Friday, April 10, 2009

Water and Sewer Secretary? Has it come to this?

Yes, lil chirren, it has.
Tomorrow I will fill out an application to be a district water and sewer secretary. This doesn't mean I'll have to get wet and wade in shit (and I asked them that, believe me!). This means I'll shuffle papers and organize mindnumbingly boring "projects" for low pay.
I once wanted to be a published author. I had dreams. Now, look what my life has come to! I wish I could think of something funny.
My illspent youth was spent illly working for the public school system. I was cussed out by third graders whose parents were more concerned with procuring new SUVs than raising decent children. I used to joke that the little hellions didn't have attention -deficit disorder, they had ass-whipping deficit disorder. I grew tired of it. I left.
And finally landed here, jobless. I may not even *get* to be the sewer secretary. They may find someone with better qualifications. I've sunken low, my frenemies, low.

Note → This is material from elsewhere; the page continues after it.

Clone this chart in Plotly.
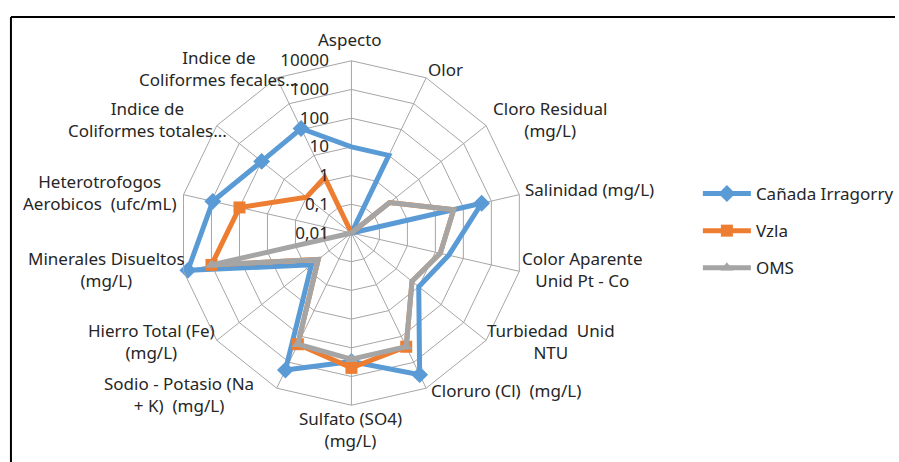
import plotly.graph_objects as go

categories = [
    "Aspecto",
    "Olor",
    "Cloro Residual<br>(mg/L)",
    "Salinidad (mg/L)",
    "Color Aparente<br>Unid Pt - Co",
    "Turbiedad  Unid<br>NTU",
    "Cloruro (Cl)  (mg/L)",
    "Sulfato (SO4)<br>(mg/L)",
    "Sodio - Potasio (Na<br>+ K)  (mg/L)",
    "Hierro Total (Fe)<br>(mg/L)",
    "Minerales Disueltos<br>(mg/L)",
    "Heterotrofogos<br>Aerobicos  (ufc/mL)",
    "Indice de<br>Coliformes totales...",
    "Indice de<br>Coliformes fecales...",
]

canada = [10, 10, 0.01, 450, 30, 10, 3000, 300, 2000, 0.6, 7000, 900, 100, 110]
vzla = [0.01, 0.01, 0.5, 45, 15, 5, 250, 500, 200, 0.3, 1000, 100, 1, 1.4]
oms = [0.01, 0.01, 0.5, 45, 15, 5, 250, 250, 200, 0.3, 1000, 0.01, 0.01, 0.01]

tick_vals = [0.01, 0.1, 1, 10, 100, 1000, 10000]
tick_text = ["0,01", "0,1", "1", "10", "100", "1000", "10000"]

# label centres (pixels) for the category labels, in category order
label_pos = [
    (352, 40), (447, 70), (552, 119), (592, 190), (585, 269), (553, 341),
    (508, 390), (352, 429), (180, 394), (152, 341), (107, 269), (100, 192),
    (148, 119), (220, 68),
]

series = [
    ("Cañada Irragorry", canada, "#5B9BD5", "diamond", 13),
    ("Vzla", vzla, "#ED7D31", "square", 12),
    ("OMS", oms, "#A5A5A5", "triangle-up", 11),
]

W, H = 899, 462
TXT = "#262626"

fig = go.Figure()
for name, vals, color, sym, size in series:
    fig.add_trace(go.Scatterpolar(
        r=vals + vals[:1],
        theta=categories + categories[:1],
        mode="lines+markers",
        name=name,
        legendgroup=name,
        line=dict(color=color, width=5),
        marker=dict(color=color, symbol=sym, size=size),
    ))

# polar box: centre (353,233), radius 173
dx0, dx1, dy0, dy1 = 180, 526, 60, 406

annotations = []
for lab, (px, py) in zip(categories, label_pos):
    annotations.append(dict(
        text=lab, x=px / W, y=1 - py / H, xref="paper", yref="paper",
        xanchor="center", yanchor="middle", align="center", showarrow=False,
        font=dict(size=17, color=TXT),
    ))

border = dict(color="black", width=2)
fig.update_layout(
    width=W, height=H,
    margin=dict(l=0, r=0, t=0, b=0),
    paper_bgcolor="white",
    font=dict(family="Noto Sans", size=17, color=TXT),
    polar=dict(
        domain=dict(x=[dx0 / W, dx1 / W], y=[1 - dy1 / H, 1 - dy0 / H]),
        gridshape="linear",
        bgcolor="white",
        angularaxis=dict(
            rotation=90, direction="clockwise",
            showline=True, linecolor="#a6a6a6", linewidth=1,
            gridcolor="#a6a6a6", gridwidth=1,
            showticklabels=False, ticks="",
        ),
        radialaxis=dict(
            type="log", range=[-2, 4], angle=90, tickangle=90,
            tickvals=tick_vals, ticktext=tick_text,
            showline=False, gridcolor="#a6a6a6", gridwidth=1,
            tickfont=dict(size=17, color=TXT),
            side="counterclockwise", ticks="outside", ticklen=16,
            tickcolor="rgba(0,0,0,0)",
        ),
    ),
    legend=dict(
        x=701 / W, y=1 - 176 / H, xanchor="left", yanchor="top",
        font=dict(size=17, color=TXT),
        tracegroupgap=12, itemwidth=48,
        bgcolor="rgba(0,0,0,0)",
    ),
    annotations=annotations,
    shapes=[
        dict(type="line", xref="paper", yref="paper",
             x0=11 / W, x1=1.0, y0=1 - 17 / H, y1=1 - 17 / H, line=border),
        dict(type="line", xref="paper", yref="paper",
             x0=11 / W, x1=11 / W, y0=1 - 17 / H, y1=0.0, line=border),
    ],
)

fig.write_html(
    "out.html",
    config={"displayModeBar": False},
    post_script="document.body.style.margin='0';document.body.style.overflow='hidden';",
)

  1. Actually it sounds like an awesome title to have as an employee... think "Don't mess with me, I am the water and sewer secretary"... really, it implies you have power over all our toilets and we better not piss you off!

  2. Thank you for making me feel better, Blair! :)
    If I get the job, I will wear a button that says, "Fuck with me, and I'll have your shitter blown to bits!"

  3. '09 is jobless. Fuck this year.